When Premier Wayne Goss introduced the Starcke Acquisition Bill in September 1993, he told state parliament: “This legislation will ensure that this important piece of coastal land will be protected from both overseas sale and inappropriate development ... we believe that the purchase of this land will add significantly to our National Park estate.”

The proposed mining reserve includes the northern half of the rugged Starcke Range and the country draining into the largest mangrove area between Cairns and the northern tip of Starcke.

“So much is at risk if the government takes this dangerous proposal seriously”, said Greg Sargent, spokesperson for the Wilderness Society.

“The streams that drain northward from the Starcke Range through the proposed mining reserve are flanked by remnant rainforests. The mangrove forests those streams feed contain some of the tallest specimens in Cape York. It is little wonder this wild wetland has been included on the Register of the National Estate.
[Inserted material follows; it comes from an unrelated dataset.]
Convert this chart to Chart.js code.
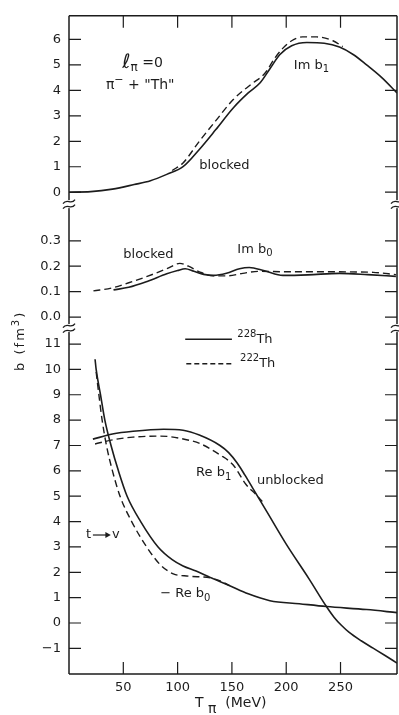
<!DOCTYPE html>
<html>
<head>
<meta charset="utf-8">
<script src="https://cdn.jsdelivr.net/npm/chart.js@4.4.1/dist/chart.umd.min.js"></script>
<style>
  html, body { margin: 0; padding: 0; background: #fff; }
  #wrap { position: relative; width: 399px; height: 715px; }
</style>
</head>
<body>
<div id="wrap"><canvas id="bChart" width="399" height="715"></canvas></div>
<script>
// T_pi in MeV, b in fm^3.  228Th drawn solid, 222Th dashed.
const imB1T228 = [0, 20, 40, 60, 75, 90, 105, 120, 135, 151, 165, 176, 185, 194, 205, 219, 235, 249, 262, 274, 288, 302];
const imB1V228 = [0, 0.02, 0.12, 0.3, 0.45, 0.7, 1.0, 1.68, 2.45, 3.3, 3.9, 4.3, 4.85, 5.4, 5.75, 5.88, 5.85, 5.7, 5.4, 5.0, 4.5, 3.9];
const imB1T222 = [95, 105, 120, 135, 151, 168, 180, 190, 197, 205, 215, 228, 243, 252];
const imB1V222 = [0.85, 1.15, 2.0, 2.8, 3.63, 4.25, 4.65, 5.3, 5.66, 5.95, 6.1, 6.1, 5.95, 5.72];

const imB0T228 = [41, 55, 72, 90, 100, 107, 115, 124, 133, 145, 157, 166, 180, 197, 220, 249, 275, 301];
const imB0V228 = [0.107, 0.117, 0.14, 0.17, 0.183, 0.19, 0.18, 0.168, 0.164, 0.172, 0.19, 0.195, 0.182, 0.164, 0.166, 0.172, 0.167, 0.16];
const imB0T222 = [22.5, 40, 55, 72, 90, 102, 110, 120, 133, 145, 160, 175, 201, 240, 280, 301];
const imB0V222 = [0.103, 0.115, 0.135, 0.16, 0.19, 0.211, 0.2, 0.178, 0.162, 0.162, 0.172, 0.18, 0.178, 0.178, 0.176, 0.167];

const reB1T228 = [22, 40, 59, 87, 105, 120, 139, 147, 155, 162, 169, 182, 200, 221, 237, 244, 251, 258, 269, 280, 291, 302];
const reB1V228 = [7.25, 7.45, 7.56, 7.64, 7.6, 7.41, 7.0, 6.72, 6.3, 5.83, 5.33, 4.4, 3.11, 1.74, 0.65, 0.23, -0.1, -0.37, -0.7, -0.99, -1.28, -1.58];
const reB1T222 = [24, 40, 59, 84, 114, 121, 139, 151, 163, 172, 178];
const reB1V222 = [7.06, 7.22, 7.33, 7.37, 7.17, 7.07, 6.63, 6.24, 5.46, 5.07, 4.79];

const reB0T228 = [24, 25, 29, 33, 38.7, 45.5, 53.5, 66, 82, 95, 105, 117, 130, 148, 165, 185, 212, 237, 274, 302];
const reB0V228 = [10.4, 10.0, 9.0, 8.0, 7.0, 6.0, 5.0, 4.0, 3.0, 2.5, 2.25, 2.05, 1.8, 1.47, 1.15, 0.88, 0.76, 0.65, 0.53, 0.41];
const reB0T222 = [25, 27.5, 30.5, 34.5, 40, 47, 57.7, 71.5, 84, 96, 110, 130, 140, 148];
const reB0V222 = [9.9, 9.0, 8.0, 7.0, 6.0, 5.0, 4.0, 3.0, 2.3, 1.94, 1.85, 1.78, 1.65, 1.47];

const xTicks = [50, 100, 150, 200, 250];
const topTicks = [0, 1, 2, 3, 4, 5, 6];
const midTicks = [0, 0.1, 0.2, 0.3];
const botTicks = [-1, 0, 1, 2, 3, 4, 5, 6, 7, 8, 9, 10, 11];

const ink = '#1c1c1c';
const face = '"DejaVu Sans", "Liberation Sans", sans-serif';

function pts(xs, ys) {
  return xs.map((x, i) => ({ x: x, y: ys[i] }));
}

function line(data, axis, dashed) {
  return {
    data: data,
    yAxisID: axis,
    borderColor: ink,
    borderWidth: dashed ? 1.4 : 1.6,
    borderDash: dashed ? [7, 4] : [],
    pointRadius: 0,
    cubicInterpolationMode: 'monotone',
    fill: false
  };
}

function keepTicks(list) {
  return function (scale) {
    scale.ticks = list.map(v => ({ value: v }));
  };
}

function yAxis(min, max, weight, stackWeight, list, digits) {
  return {
    type: 'linear',
    position: 'left',
    stack: 'b',
    stackWeight: stackWeight,
    weight: weight,
    min: min,
    max: max,
    grid: { display: false, drawTicks: false },
    border: { display: false },
    afterBuildTicks: keepTicks(list),
    afterFit: function (scale) { scale.width = 69; },
    ticks: {
      color: ink,
      padding: 8,
      autoSkip: false,
      font: { family: face, size: 13 },
      callback: v => (digits ? Number(v).toFixed(digits) : String(v)).replace('-', '\u2212')
    }
  };
}

// rich text: parts are [text, relative size, vertical offset]
function rich(ctx, x, y, parts, size) {
  let cx = x;
  for (const [t, s, dy] of parts) {
    ctx.font = Math.round(size * s) + 'px ' + face;
    ctx.fillText(t, cx, y + dy);
    cx += ctx.measureText(t).width;
  }
}

function squiggle(ctx, x, y) {
  ctx.save();
  ctx.fillStyle = '#fff';
  ctx.fillRect(x - 3, y - 4, 6, 8);
  ctx.lineWidth = 1.3;
  for (const off of [-2.5, 2.5]) {
    ctx.beginPath();
    ctx.moveTo(x - 6, y + off + 2);
    ctx.bezierCurveTo(x - 2, y + off - 4, x + 2, y + off + 4, x + 6, y + off - 2);
    ctx.stroke();
  }
  ctx.restore();
}

const framePlugin = {
  id: 'frame',
  afterDraw(chart) {
    const { ctx, chartArea: a, scales } = chart;
    const xs = scales.x, yt = scales.yTop, ym = scales.yMid, yb = scales.yBot;
    const breaks = [yt.bottom, ym.bottom];

    ctx.save();
    ctx.strokeStyle = ink;
    ctx.fillStyle = ink;
    ctx.lineWidth = 1.5;

    ctx.beginPath();
    ctx.moveTo(a.left, a.top); ctx.lineTo(a.right, a.top);
    ctx.moveTo(a.left, a.bottom); ctx.lineTo(a.right, a.bottom);
    ctx.moveTo(a.left, a.top); ctx.lineTo(a.left, a.bottom);
    ctx.moveTo(a.right, a.top); ctx.lineTo(a.right, a.bottom);
    ctx.stroke();

    // inward tick marks on all four sides
    ctx.lineWidth = 1.2;
    ctx.beginPath();
    for (const s of [yt, ym, yb]) {
      for (const t of s.ticks) {
        const py = s.getPixelForValue(t.value);
        ctx.moveTo(a.left, py); ctx.lineTo(a.left + 12, py);
        ctx.moveTo(a.right, py); ctx.lineTo(a.right - 12, py);
      }
    }
    for (const t of xs.ticks) {
      const px = xs.getPixelForValue(t.value);
      ctx.moveTo(px, a.top); ctx.lineTo(px, a.top + 12);
      ctx.moveTo(px, a.bottom); ctx.lineTo(px, a.bottom - 12);
    }
    ctx.stroke();

    for (const by of breaks) {
      squiggle(ctx, a.left, by);
      squiggle(ctx, a.right, by);
    }

    const X = v => xs.getPixelForValue(v);
    ctx.textBaseline = 'middle';
    ctx.textAlign = 'left';

    // top panel
    rich(ctx, X(49), yt.getPixelForValue(5.06), [['\u2113', 1.4, -1], ['\u03c0', 0.85, 4], [' =0', 1, 0]], 14);
    rich(ctx, X(34), yt.getPixelForValue(4.21), [['\u03c0', 1, 0], ['\u2212', 0.8, -5], [' + "Th"', 1, 0]], 14);
    rich(ctx, X(207), yt.getPixelForValue(4.99), [['Im b', 1, 0], ['1', 0.75, 4]], 13);
    rich(ctx, X(120), yt.getPixelForValue(1.05), [['blocked', 1, 0]], 13);

    // middle panel
    rich(ctx, X(50), ym.getPixelForValue(0.245), [['blocked', 1, 0]], 13);
    rich(ctx, X(155), ym.getPixelForValue(0.265), [['Im b', 1, 0], ['0', 0.75, 4]], 13);

    // legend
    const l1 = yb.getPixelForValue(11.19), l2 = yb.getPixelForValue(10.22);
    ctx.lineWidth = 1.6;
    ctx.beginPath();
    ctx.moveTo(X(107), l1); ctx.lineTo(X(150), l1);
    ctx.stroke();
    ctx.lineWidth = 1.4;
    ctx.setLineDash([5, 3]);
    ctx.beginPath();
    ctx.moveTo(X(108), l2); ctx.lineTo(X(152), l2);
    ctx.stroke();
    ctx.setLineDash([]);
    rich(ctx, X(155), l1, [['228', 0.8, -5], ['Th', 1, 0]], 13);
    rich(ctx, X(157.5), l2, [['222', 0.8, -5], ['Th', 1, 0]], 13);

    // bottom panel
    rich(ctx, X(117), yb.getPixelForValue(5.91), [['Re b', 1, 0], ['1', 0.75, 4]], 13);
    rich(ctx, X(173), yb.getPixelForValue(5.6), [['unblocked', 1, 0]], 13);
    rich(ctx, X(84), yb.getPixelForValue(1.14), [['\u2212 Re b', 1, 0], ['0', 0.75, 4]], 13);

    const ty = yb.getPixelForValue(3.47);
    rich(ctx, X(15.7), ty, [['t', 1, 0]], 13);
    ctx.lineWidth = 1.2;
    ctx.beginPath();
    ctx.moveTo(X(22), ty); ctx.lineTo(X(36), ty);
    ctx.stroke();
    ctx.beginPath();
    ctx.moveTo(X(38.5), ty); ctx.lineTo(X(33.5), ty - 3); ctx.lineTo(X(33.5), ty + 3);
    ctx.closePath();
    ctx.fill();
    rich(ctx, X(39.6), ty, [['v', 1, 0]], 13);

    // axis titles
    rich(ctx, 195, 703, [['T', 1.05, 0], [' \u03c0', 1.05, 6], ['  (MeV)', 1.05, 0]], 13);
    ctx.translate(21, 341);
    ctx.rotate(-Math.PI / 2);
    ctx.textAlign = 'left';
    ctx.letterSpacing = '2px';
    ctx.font = '13px ' + face;
    const w = ctx.measureText('b (fm').width + ctx.measureText(')').width + 8;
    rich(ctx, -w / 2, 0, [['b (fm', 1, 0], ['3', 0.75, -5], [')', 1, 0]], 13);
    ctx.restore();
  }
};

new Chart(document.getElementById('bChart'), {
  type: 'line',
  data: {
    datasets: [
      line(pts(imB1T228, imB1V228), 'yTop', false),
      line(pts(imB1T222, imB1V222), 'yTop', true),
      line(pts(imB0T228, imB0V228), 'yMid', false),
      line(pts(imB0T222, imB0V222), 'yMid', true),
      line(pts(reB1T228, reB1V228), 'yBot', false),
      line(pts(reB1T222, reB1V222), 'yBot', true),
      line(pts(reB0T228, reB0V228), 'yBot', false),
      line(pts(reB0T222, reB0V222), 'yBot', true)
    ]
  },
  options: {
    responsive: false,
    animation: false,
    layout: { padding: { left: 0, right: 2, top: 10, bottom: 0 } },
    plugins: { legend: { display: false }, tooltip: { enabled: false } },
    scales: {
      x: {
        type: 'linear',
        position: 'bottom',
        min: 0,
        max: 302,
        grid: { display: false, drawTicks: false },
        border: { display: false },
        afterBuildTicks: keepTicks(xTicks),
        afterFit: function (scale) { scale.height = 41; },
        ticks: {
          color: ink,
          padding: 6,
          maxRotation: 0,
          autoSkip: false,
          font: { family: face, size: 13 }
        }
      },
      yBot: yAxis(-2.01, 11.63, 1, 349, botTicks, 0),
      yMid: yAxis(-0.043, 0.444, 2, 125, midTicks, 1),
      yTop: yAxis(-0.47, 6.93, 3, 190, topTicks, 0)
    }
  },
  plugins: [framePlugin]
});
</script>
</body>
</html>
“But even more precious is the seagrass pasture that lies offshore. It is the refuge for the largest population of dugong [an internationally threatened marine mammal] left on the planet. If Starcke is mined, what are their chances of survival?

“We believe that the Department of Minerals and Energy has introduced the mining reserve as a hard-hearted bargaining point in the negotiations currently under way between the Queensland government and the traditional Aboriginal owners of Starcke. If they do not agree to this obscene proposal, they may not get other traditional land returned to them as Aboriginal freehold.”